訓練大型語言模型以預測臨床事件
Training Large Language Models to Predict Clinical Events
May 12, 2026
作者: Benjamin Turtel, Paul Wilczewski, Kris Skotheim
cs.AI
摘要
纵向临床记录包含了患者随时间变化的丰富证据,但将这些信号转化为临床预测的训练监督信号仍具挑战性。我们将前瞻学习扩展到临床预测领域,通过将按时间顺序排列的MIMIC-III笔记转化为包含患者既往背景、针对未来可能事件的自然语言问题以及从后续记录中解析出的标签的示例。这一过程从702次入院记录中提取了6,900个预测示例,涵盖用药、手术、器官支持、微生物学和死亡率。基于这些示例训练的小型LoRA适配器在提示基础模型上实现了改进,将预期校准误差从0.1269降至0.0398,布里尔分数从0.199降至0.145,同时在保留问题上略优于GPT-5的点估计。该方法无需人工设计的结构化特征或针对特定终点的分类器,即可从纵向记录中实现可复用的临床预测监督。
English
Longitudinal clinical notes contain rich evidence of how patients evolve over time, but converting this signal into training supervision for clinical prediction remains challenging.
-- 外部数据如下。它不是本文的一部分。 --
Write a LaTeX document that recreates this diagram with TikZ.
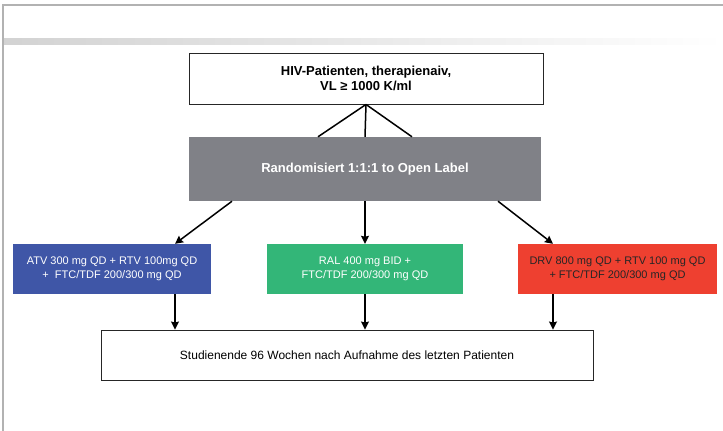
\documentclass[tikz,border=0pt]{standalone}
\usepackage{fontspec}
\setmainfont{Liberation Sans}
\usepackage{xcolor}
\usepackage{tikz}
\usetikzlibrary{arrows.meta}
\usetikzlibrary{positioning}

\definecolor{randgray}{RGB}{128,129,135}
\definecolor{armblue}{RGB}{63,86,167}
\definecolor{armgreen}{RGB}{51,182,120}
\definecolor{armred}{RGB}{238,64,48}

\begin{document}
\begin{tikzpicture}[
      >={Stealth[length=8pt,width=8pt,inset=1pt]},
      x=1pt, y=-1pt,
      box/.style={draw=black!85, line width=0.9pt, inner sep=0pt, align=center},
      arm/.style={inner sep=0pt, align=center, minimum width=197pt, minimum height=50pt,
                  font=\fontsize{11}{14}\selectfont},
      conn/.style={line width=1.5pt}
    ]
    \useasboundingbox (0,0) rectangle (723,431);

    % Rahmen
    \shade[left color=gray!35, right color=white] (3,38) rectangle (723,44);
    \draw[gray!60, line width=1.5pt] (3,431) -- (3,5) -- (723,5);

    % Kaesten
    \node[box, minimum width=354pt, minimum height=51pt, font=\fontsize{13}{15.5}\selectfont\bfseries]
      (pat) at (366,78.5) {HIV-Patienten, therapienaiv,\\VL ≥ 1000 K/ml};
    \node[fill=randgray, text=white, inner sep=0pt, minimum width=352pt, minimum height=64pt,
          font=\fontsize{13}{15.5}\selectfont\bfseries]
      (rand) at (365,169) {Randomisiert 1:1:1 to Open Label};

    \node[arm, fill=armblue, text=white, minimum width=198pt] (atv) at (112,269)
      {ATV 300 mg QD + RTV 100mg QD\\+\ \ FTC/TDF 200/300 mg QD};
    \node[arm, fill=armgreen, text=white, minimum width=196pt] (ral) at (365,269)
      {RAL 400 mg BID +\\FTC/TDF 200/300 mg QD};
    \node[arm, fill=armred, text=black!85, minimum width=199pt] (drv) at (617.5,269)
      {DRV 800 mg QD + RTV 100 mg QD\\+ FTC/TDF 200/300 mg QD};

    \node[box, minimum width=492pt, minimum height=50pt, font=\fontsize{12}{14}\selectfont]
      (ende) at (347,355) {Studienende 96 Wochen nach Aufnahme des letzten Patienten};

    % Verbindungen
    \draw[conn] (pat.south) -- ([xshift=-47pt]rand.north);
    \draw[conn] (pat.south) -- (rand.north);
    \draw[conn] (pat.south) -- ([xshift=47pt]rand.north);

    \draw[conn, ->] ([xshift=-133pt]rand.south) -- ([xshift=63pt]atv.north);
    \draw[conn, ->] (rand.south) -- (ral.north);
    \draw[conn, ->] ([xshift=133pt]rand.south) -- ([xshift=-64.5pt]drv.north);

    \draw[conn, ->] ([xshift=63pt]atv.south) -- ([xshift=63pt]atv.south |- ende.north);
    \draw[conn, ->] (ral.south) -- (ral.south |- ende.north);
    \draw[conn, ->] ([xshift=-64.5pt]drv.south) -- ([xshift=-64.5pt]drv.south |- ende.north);
  \end{tikzpicture}
\end{document}
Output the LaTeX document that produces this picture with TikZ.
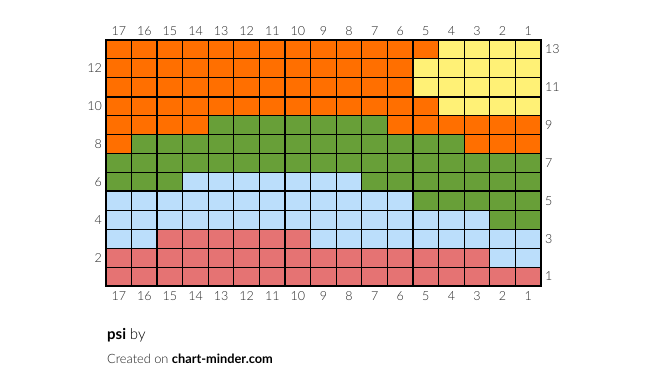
\documentclass[tikz,border=0pt]{standalone}
\usepackage{fontspec}
\setmainfont{Lato}
\newfontfamily\latolight{Lato Light}
\definecolor{cO}{HTML}{FF6F00}
\definecolor{cY}{HTML}{FFF176}
\definecolor{cG}{HTML}{689F38}
\definecolor{cB}{HTML}{BBDEFB}
\definecolor{cR}{HTML}{E57373}
\definecolor{numgray}{HTML}{262626}
\definecolor{txtgray}{HTML}{1A1A1A}
\tikzset{
  numlabel/.style={font=\latolight\fontsize{12.5}{14}\selectfont, text=numgray, inner sep=0pt},
  thinline/.style={line width=1.1pt, black},
  thickline/.style={line width=2.2pt, black},
}
\begin{document}
\begin{tikzpicture}[x=1pt,y=-1pt]
\useasboundingbox (0,0) rectangle (647,389);
\def\gx{106}\def\gy{40}\def\cw{25.588}\def\ch{18.923}
\foreach \r/\l in {
13/{O,O,O,O,O,O,O,O,O,O,O,O,O,Y,Y,Y,Y},
12/{O,O,O,O,O,O,O,O,O,O,O,O,Y,Y,Y,Y,Y},
11/{O,O,O,O,O,O,O,O,O,O,O,O,Y,Y,Y,Y,Y},
10/{O,O,O,O,O,O,O,O,O,O,O,O,O,Y,Y,Y,Y},
9/{O,O,O,O,G,G,G,G,G,G,G,O,O,O,O,O,O},
8/{O,G,G,G,G,G,G,G,G,G,G,G,G,G,O,O,O},
7/{G,G,G,G,G,G,G,G,G,G,G,G,G,G,G,G,G},
6/{G,G,G,B,B,B,B,B,B,B,G,G,G,G,G,G,G},
5/{B,B,B,B,B,B,B,B,B,B,B,B,G,G,G,G,G},
4/{B,B,B,B,B,B,B,B,B,B,B,B,B,B,B,G,G},
3/{B,B,R,R,R,R,R,R,B,B,B,B,B,B,B,B,B},
2/{R,R,R,R,R,R,R,R,R,R,R,R,R,R,R,B,B},
1/{R,R,R,R,R,R,R,R,R,R,R,R,R,R,R,R,R}}{
  \foreach \c [count=\i] in \l {
    \fill[c\c] ({\gx+(\i-1)*\cw},{\gy+(13-\r)*\ch}) rectangle ++(\cw,\ch);
  }
}
% thin grid lines
\foreach \i in {1,3,4,5,6,8,9,10,11,13,14,15,16} {
  \draw[thinline] ({\gx+\i*\cw},\gy) -- ++(0,246);
}
\foreach \j in {1,2,4,5,6,7,9,10,11,12} {
  \draw[thinline] (\gx,{\gy+\j*\ch}) -- ++(435,0);
}
% thick lines
\foreach \i in {2,7,12} {
  \draw[thickline] ({\gx+\i*\cw},\gy) -- ++(0,246);
}
\foreach \j in {3,8} {
  \draw[thickline] (\gx,{\gy+\j*\ch}) -- ++(435,0);
}
\draw[line width=2.6pt] (\gx,\gy) rectangle ++(435,246);
% column labels
\foreach \i in {1,...,17} {
  \pgfmathtruncatemacro{\n}{18-\i}
  \node[numlabel] (top\n) at ({\gx+(\i-0.5)*\cw},31) {\n};
  \node[numlabel] (bot\n) at ({\gx+(\i-0.5)*\cw},296) {\n};
}
% row labels
\foreach \r in {12,10,8,6,4,2} {
  \node[numlabel, anchor=east] (rowl\r) at (102,{\gy+(13-\r+0.5)*\ch}) {\r};
}
\foreach \r in {13,11,9,7,5,3,1} {
  \node[numlabel, anchor=west] (rowr\r) at (545,{\gy+(13-\r+0.5)*\ch}) {\r};
}
\node[anchor=base west, inner sep=0pt, font=\fontsize{15}{17}\selectfont, text=black] (title) at (107,339) {\textbf{psi} \latolight by};
\node[anchor=base west, inner sep=0pt, font=\fontsize{12.8}{15}\selectfont, text=txtgray] (credit) at (107,363) {\latolight Created on \textcolor{black}{\normalfont\textbf{chart-minder.com}}};
\end{tikzpicture}
\end{document}
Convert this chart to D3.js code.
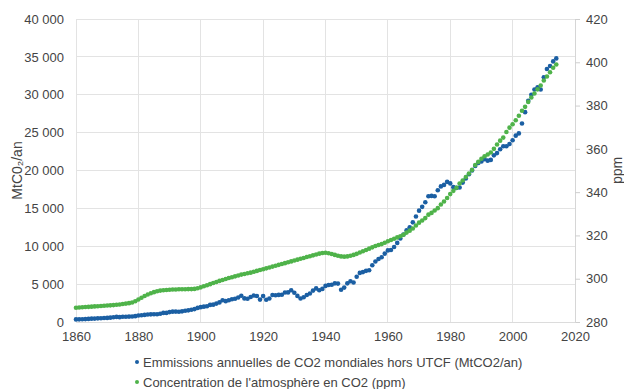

We extend Foresight Learning to clinical prediction by converting time-ordered MIMIC-III notes into examples consisting of past patient context, a natural-language question about a possible future event, and a label resolved from later documentation. This process yields 6,900 prediction examples from 702 admissions across medications, procedures, organ support, microbiology, and mortality. A small LoRA adapter trained on these examples improves over the prompted base model, reducing expected calibration error from 0.1269 to 0.0398 and Brier score from 0.199 to 0.145, while slightly outperforming GPT-5 point estimates on held-out questions. The approach enables reusable clinical prediction supervision from longitudinal notes without hand-engineered structured features or endpoint-specific classifiers.